Klares Signal des Bundessozialgerichts: Krankenkassen müssen zügig entscheiden

von Dr. Michaela Hermes, LL.M., veröffentlicht am 10.11.2017
Rechtsgebiete: Weitere ThemenMedizinrecht|7306 Aufrufe

Überschreitet die Krankenkasse die Frist zur Bearbeitung eines Leistungsantrages, gilt der Antrag als genehmigt. Die versicherte Antragstellerin kann die Leistung, eine Hautstraffungsoperation, kraft fingierter Genehmigung verlangen, entschied das Bundessozialgericht (BSG) mit zwei Urteilen vom 07.11.2017 (B 1 KR 24/17 R sowie B 1 KR 15/17 R).

Fristen

Über einen Antrag muss die Kasse innerhalb von drei Wochen entscheiden. Zieht sie den Medizinischen Dienst (MDK) hinzu, verlängert sich die Frist um weitere zwei Wochen (§ 13 Abs. 3a SGB V).

Trotzdem fällt es vielen Krankenkassen schwer, über eine Maßnahme in der dafür vorgesehenen Frist zu entschieden.  So auch bei den beiden bei der beklagten Krankenkasse versicherten Klägerinnen. Sie hatten wegen massiver Gewichtsabnahme die Straffung der Bauchhaut beantragt. Die Beklagte verweigerte die Operationen erst mehrere Wochen nach Ablauf der gesetzlichen Frist. Das Bundessozialgericht bestätigte das Urteil des Landessozialgericht für das Saarland, das die Beklagte zur Operation verurteilt hatte (Az.: B 1 KR 15/17 R).  Das Urteil des LSG Nordrhein-Westfalen, das die Leistungen für die zweite Klägerin abgelehnt hatte, hoben die Richter auf (Az.: B 1 KR 24/17 R). Die Pressemitteilung des BSG finden Sie hier. 

Bereits im Urteil vom 11.07.2017 - B 1 KR 1/17 R, BeckRS 2017, 122324 befasste sich das höchste Sozialgericht ausführlich mit der Pflicht der Krankenkasse zeitnah zu entscheiden. Gegenstand der Entscheidung war ein Antrag auf eine Liposuktion (Fettabsaugung). Als medizinisch erforderlich hatten ihn die behandelnden Ärzte befürwortet. Die Kasse ließ sich Zeit und lehnte, ohne die Verzögerung zu begründen, verspätet ab. Die Klägerin ließ die Liposuktion auf eigene Kosten in einer Privatklinik durchführen. Von ihrer Kasse verlangte sie die Erstattung ihrer Kosten.

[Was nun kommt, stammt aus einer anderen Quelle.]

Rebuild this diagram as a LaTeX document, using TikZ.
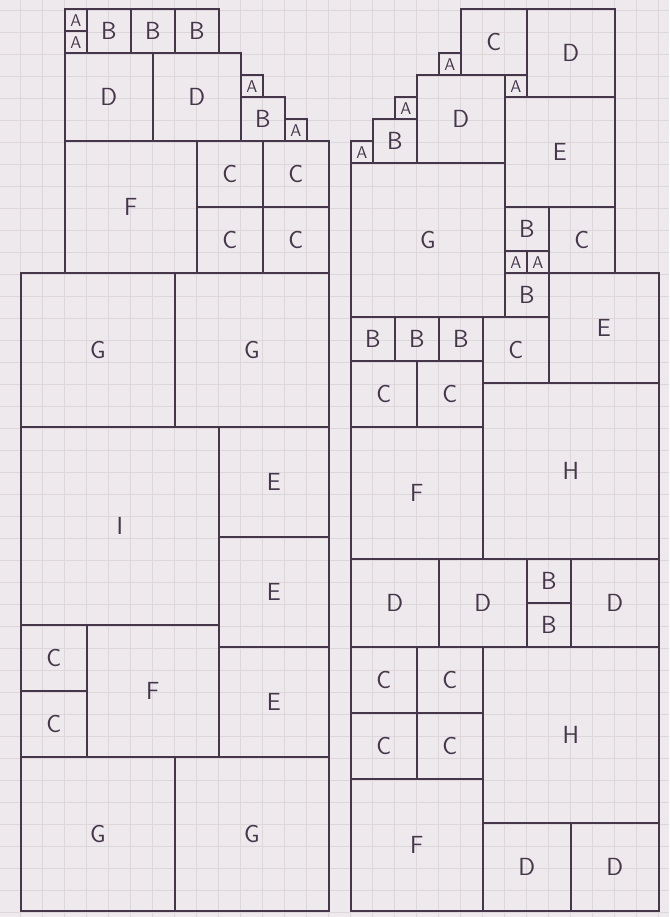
\documentclass[tikz,border=0pt]{standalone}
\definecolor{pen}{HTML}{45364A}
\definecolor{paper}{HTML}{EDE9EC}
\definecolor{gridline}{HTML}{DDD6DB}

\begin{document}
\begin{tikzpicture}[x=5mm,y=5mm,
  font=\sffamily\fontsize{16}{18}\selectfont, text=pen,
  tile/.style={draw=pen,line width=1pt,inner sep=0pt,anchor=south west,
               minimum width=#1*5mm,minimum height=#1*5mm},
  unittile/.style={tile=1,font=\sffamily\fontsize{11}{12}\selectfont}
]
% squared paper; one grid cell is one unit
\path[use as bounding box,fill=paper] (-0.909,-0.227) rectangle (29.5,41.45);
\draw[gridline,line width=.5pt,step=1] (-0.909,-0.227) grid (29.5,41.45);

% left column
\node[tile=7] (lG1) at (0,0) {G};
\node[tile=7] (lG2) at (7,0) {G};
\node[tile=3] (lC1) at (0,7) {C};
\node[tile=3] (lC2) at (0,10) {C};
\node[tile=6] (lF1) at (3,7) {F};
\node[tile=5] (lE1) at (9,7) {E};
\node[tile=5] (lE2) at (9,12) {E};
\node[tile=5] (lE3) at (9,17) {E};
\node[tile=9] (lI) at (0,13) {I};
\node[tile=7] (lG3) at (0,22) {G};
\node[tile=7] (lG4) at (7,22) {G};
\node[tile=6] (lF2) at (2,29) {F};
\foreach \n/\x/\y in {3/8/29,4/11/29,5/8/32,6/11/32}
  {\node[tile=3] (lC\n) at (\x,\y) {C};}
\node[tile=4] (lD1) at (2,35) {D};
\node[tile=4] (lD2) at (6,35) {D};
\node[tile=2] (lB1) at (10,35) {B};
\node[unittile] (lA1) at (10,37) {A};
\node[unittile] (lA2) at (12,35) {A};
\node[unittile] (lA3) at (2,39) {A};
\node[unittile] (lA4) at (2,40) {A};
\foreach \n/\x in {2/3,3/5,4/7}
  {\node[tile=2] (lB\n) at (\x,39) {B};}

% right column
\node[tile=6] (rF1) at (15,0) {F};
\node[tile=4] (rD1) at (21,0) {D};
\node[tile=4] (rD2) at (25,0) {D};
\node[tile=8] (rH1) at (21,4) {H};
\foreach \n/\x/\y in {1/15/6,2/18/6,3/15/9,4/18/9}
  {\node[tile=3] (rC\n) at (\x,\y) {C};}
\node[tile=4] (rD3) at (15,12) {D};
\node[tile=4] (rD4) at (19,12) {D};
\node[tile=2] (rB1) at (23,12) {B};
\node[tile=2] (rB2) at (23,14) {B};
\node[tile=4] (rD5) at (25,12) {D};
\node[tile=6] (rF2) at (15,16) {F};
\node[tile=8] (rH2) at (21,16) {H};
\node[tile=3] (rC5) at (15,22) {C};
\node[tile=3] (rC6) at (18,22) {C};
\foreach \n/\x in {3/15,4/17,5/19}
  {\node[tile=2] (rB\n) at (\x,25) {B};}
\node[tile=3] (rC7) at (21,24) {C};
\node[tile=5] (rE1) at (24,24) {E};
\node[tile=7] (rG) at (15,27) {G};
\node[tile=2] (rB6) at (22,27) {B};
\node[unittile] (rA1) at (22,29) {A};
\node[unittile] (rA2) at (23,29) {A};
\node[tile=2] (rB7) at (22,30) {B};
\node[tile=3] (rC8) at (24,29) {C};
\node[tile=5] (rE2) at (22,32) {E};
\node[tile=4] (rD6) at (18,34) {D};
\node[unittile] (rA3) at (15,34) {A};
\node[tile=2] (rB8) at (16,34) {B};
\node[unittile] (rA4) at (17,36) {A};
\node[unittile] (rA5) at (19,38) {A};
\node[tile=3] (rC9) at (20,38) {C};
\node[unittile] (rA6) at (22,37) {A};
\node[tile=4] (rD7) at (23,37) {D};
\end{tikzpicture}
\end{document}
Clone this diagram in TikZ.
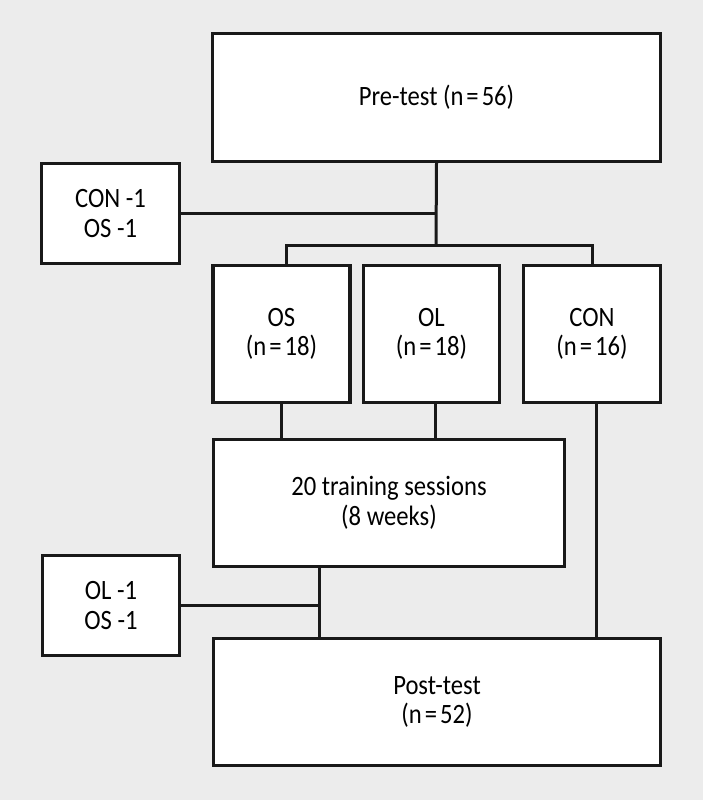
\documentclass[tikz,border=0pt]{standalone}
\usepackage{fontspec}
\setmainfont{Carlito}[FakeStretch=0.88]
\definecolor{bg}{HTML}{ECECEC}
\newcommand{\eqq}{\kern3pt=\kern3pt}
\begin{document}
\begin{tikzpicture}[x=1pt,y=-1pt,
  box/.style={draw=black!90,line width=3.3pt,fill=white,align=center,inner sep=0pt,
    font=\fontsize{28}{29.5}\selectfont},
  conn/.style={draw=black!90,line width=3pt}]
\fill[bg] (0,0) rectangle (703,800);
\useasboundingbox (0,0) rectangle (703,800);
\node[box,minimum width=448,minimum height=128] (pre) at (436.5,97.5) {Pre-test (n\eqq56)};
\node[box,minimum width=138,minimum height=100] (d1) at (110.5,213.5) {CON -1\\OS -1};
\node[box,minimum width=137,minimum height=137] (os) at (281.5,334) {OS\\(n\eqq18)};
\node[box,minimum width=136,minimum height=137] (ol) at (431.5,334) {OL\\(n\eqq18)};
\node[box,minimum width=137,minimum height=137] (con) at (592,334) {CON\\(n\eqq16)};
\node[box,minimum width=351,minimum height=127] (tr) at (389,503) {20 training sessions\\(8 weeks)};
\node[box,minimum width=137,minimum height=100] (d2) at (111,605.5) {OL -1\\OS -1};
\node[box,minimum width=447,minimum height=127] (post) at (437,702) {Post-test\\(n\eqq52)};
\coordinate (br) at (436,245);
\coordinate (bl) at (286,245);
\coordinate (brr) at (592,245);
\coordinate (tt) at (319,568);
\draw[conn] (pre.south) -- (br);
\draw[conn] (d1.east) -- (d1.east -| br);
\draw[conn] (bl |- os.north) -- (bl) -- (brr) -- (con.north);
\draw[conn] (os.south) -- (os.south |- tr.north);
\draw[conn] ([xshift=3.5]ol.south) -- ([xshift=3.5]ol.south |- tr.north);
\draw[conn] ([xshift=4]con.south) -- ([xshift=4]con.south |- post.north);
\draw[conn] (tt |- tr.south) -- (tt |- post.north);
\draw[conn] (d2.east) -- (d2.east -| tt);
\end{tikzpicture}
\end{document}
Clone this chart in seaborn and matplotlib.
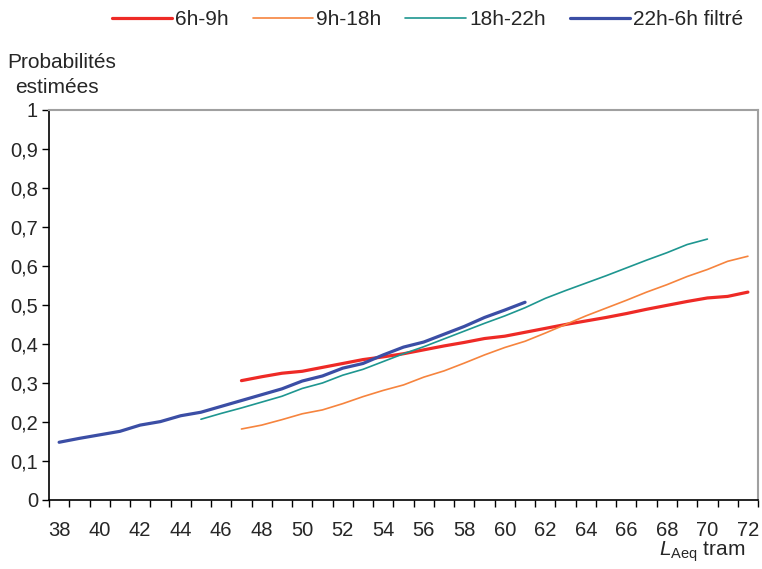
import pandas as pd
import matplotlib.pyplot as plt
import seaborn as sns

# --- Data ---
x_red = list(range(47, 73))
y_red = [0.306, 0.316, 0.325, 0.330, 0.340, 0.350, 0.360, 0.367, 0.375, 0.385,
         0.395, 0.404, 0.414, 0.420, 0.430, 0.440, 0.450, 0.459, 0.468, 0.478,
         0.489, 0.499, 0.509, 0.518, 0.522, 0.533]

x_orange = list(range(47, 73))
y_orange = [0.182, 0.192, 0.206, 0.221, 0.231, 0.247, 0.265, 0.281, 0.295, 0.315,
            0.331, 0.351, 0.372, 0.391, 0.407, 0.428, 0.450, 0.472, 0.492, 0.512,
            0.533, 0.552, 0.573, 0.591, 0.612, 0.625]

x_teal = list(range(45, 71))
y_teal = [0.207, 0.222, 0.236, 0.251, 0.266, 0.286, 0.300, 0.320, 0.335, 0.355,
          0.375, 0.393, 0.413, 0.433, 0.453, 0.472, 0.493, 0.517, 0.537, 0.556,
          0.575, 0.595, 0.615, 0.634, 0.655, 0.669]

x_blue = list(range(38, 62))
y_blue = [0.148, 0.158, 0.167, 0.176, 0.192, 0.201, 0.216, 0.225, 0.240, 0.255,
          0.270, 0.285, 0.305, 0.318, 0.338, 0.350, 0.372, 0.392, 0.405, 0.425,
          0.445, 0.468, 0.487, 0.507]

series_names = ["6h-9h", "9h-18h", "18h-22h", "22h-6h filtré"]
colors = ["#ee2a26", "#f6843e", "#1e9690", "#3b4ea5"]
widths = [2.3, 1.2, 1.2, 2.3]

# long-form table for seaborn
frames = []
for name, xs, ys in zip(series_names,
                        [x_red, x_orange, x_teal, x_blue],
                        [y_red, y_orange, y_teal, y_blue]):
    frames.append(pd.DataFrame({"LAeq": xs, "prob": ys, "serie": name}))
df = pd.concat(frames, ignore_index=True)

sns.set_theme(style="white")
plt.rcParams["font.family"] = ["Liberation Sans", "DejaVu Sans"]
plt.rcParams["mathtext.fontset"] = "custom"
plt.rcParams["mathtext.rm"] = "Liberation Sans"
plt.rcParams["mathtext.it"] = "Liberation Sans:italic"

fig = plt.figure(figsize=(7.62, 5.69), dpi=100)
ax = fig.add_axes([0.0643, 0.1213, 0.9305, 0.6854])

for name, c, w in zip(series_names, colors, widths):
    sub = df[df["serie"] == name]
    sns.lineplot(data=sub, x="LAeq", y="prob", color=c, linewidth=w,
                 label=name, ax=ax, legend=False)

# category-style x axis: ticks between categories, labels every 2
ax.set_xlim(37.5, 72.5)
ax.set_ylim(0, 1)
ax.set_xticks(range(38, 73, 2))
ax.set_xticks([k + 0.5 for k in range(37, 73)], minor=True)
ax.tick_params(axis="x", which="major", length=0, pad=15, labelsize=14.5)
ax.tick_params(axis="x", which="minor", length=5, width=1, color="black",
               direction="out", bottom=True)
ax.set_yticks([i / 10 for i in range(11)])
ax.set_yticklabels(["0"] + [f"0,{i}" for i in range(1, 10)] + ["1"])
ax.tick_params(axis="y", length=5, width=1, color="black", direction="out",
               labelsize=14.5, pad=3, left=True)
for s in ["left", "bottom"]:
    ax.spines[s].set_color("black")
    ax.spines[s].set_linewidth(1.2)
for s in ["top", "right"]:
    ax.spines[s].set_color("#a0a0a0")
    ax.spines[s].set_linewidth(1.5)
ax.set_xlabel("")
ax.set_ylabel("")

# axis titles
fig.text(0.0095, 0.891, "Probabilités", fontsize=15, ha="left", va="center")
fig.text(0.075, 0.847, "estimées", fontsize=15, ha="center", va="center")
fig.text(0.978, 0.03, r"$\mathit{L}_{\mathrm{Aeq}}$ tram", fontsize=15,
         ha="right", va="center")

handles, labels = ax.get_legend_handles_labels()
fig.legend(handles, labels, loc="center right", bbox_to_anchor=(1.0, 0.966),
           ncol=4, frameon=False, fontsize=15, handlelength=2.9,
           handletextpad=0.15, columnspacing=1.15)

fig.savefig("out.png", dpi=100)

Die Krankenkasse weigerte sich. Sie argumentierte, dass die beantragte Liposuktion nicht zum Leistungskatalog der gesetzlichen Krankenversicherung gehöre. Weder Qualität noch Wirksamkeit dieser neuen Behandlungsmethode seien ausreichend belegt. Diese Argumente überzeugten die Richter nicht. Sie gingen von einer subjektiven Betrachtungsweise aus. Es komme lediglich darauf an, ob die Klägerin die Leistung für erforderlich halten durfte, sagte das BSG. Es reiche, wenn die umstrittene Leistung nicht „offensichtlich außerhalb des Leistungskatalogs“ der gesetzlichen Krankenversicherung liege.  Aufgrund der fachlichen Befürwortung ihres Antrags durch ihre Ärzte zur Behandlung ihres Lipödems, durfte die Klägerin die Operation für geeignet und erforderlich halten, entschied das BSG. Einzelheiten zu den Voraussetzungen ambulanter und stationärer Leistungserbringung müsse sie nicht wissen. Außerdem sei die Klägerin mit der Leistungsablehnung nicht mehr an den zugelassenen Leistungserbringer gebunden, sagten die Richter. Sie könne die Operation dann in einer Privatklinik vornehmen lassen.

Was heißt Genehmigungsfiktion?

Eine Leistung gilt als genehmigt, wenn die Krankenkasse die gesetzliche Frist verstreichen lässt, ohne dem Versicherten einen hinreichenden Grund zu nennen warum die Bearbeitung des Antrags länger dauert. Mit den in § 13 Abs. 3a SGB V verankerten Fristen wollte der Gesetzgeber die Rechte der Patienten gezielt verbessern und gleichzeitig das Verhalten der Krankenkassen sanktionieren. Die Urteile sind ein Schritt, die Interessen der Patienten an zeitgerechten Entscheidungen der Kassen zu schützen. Das Bundessozialgericht zwingt die Krankenkassen sich zu beeilen.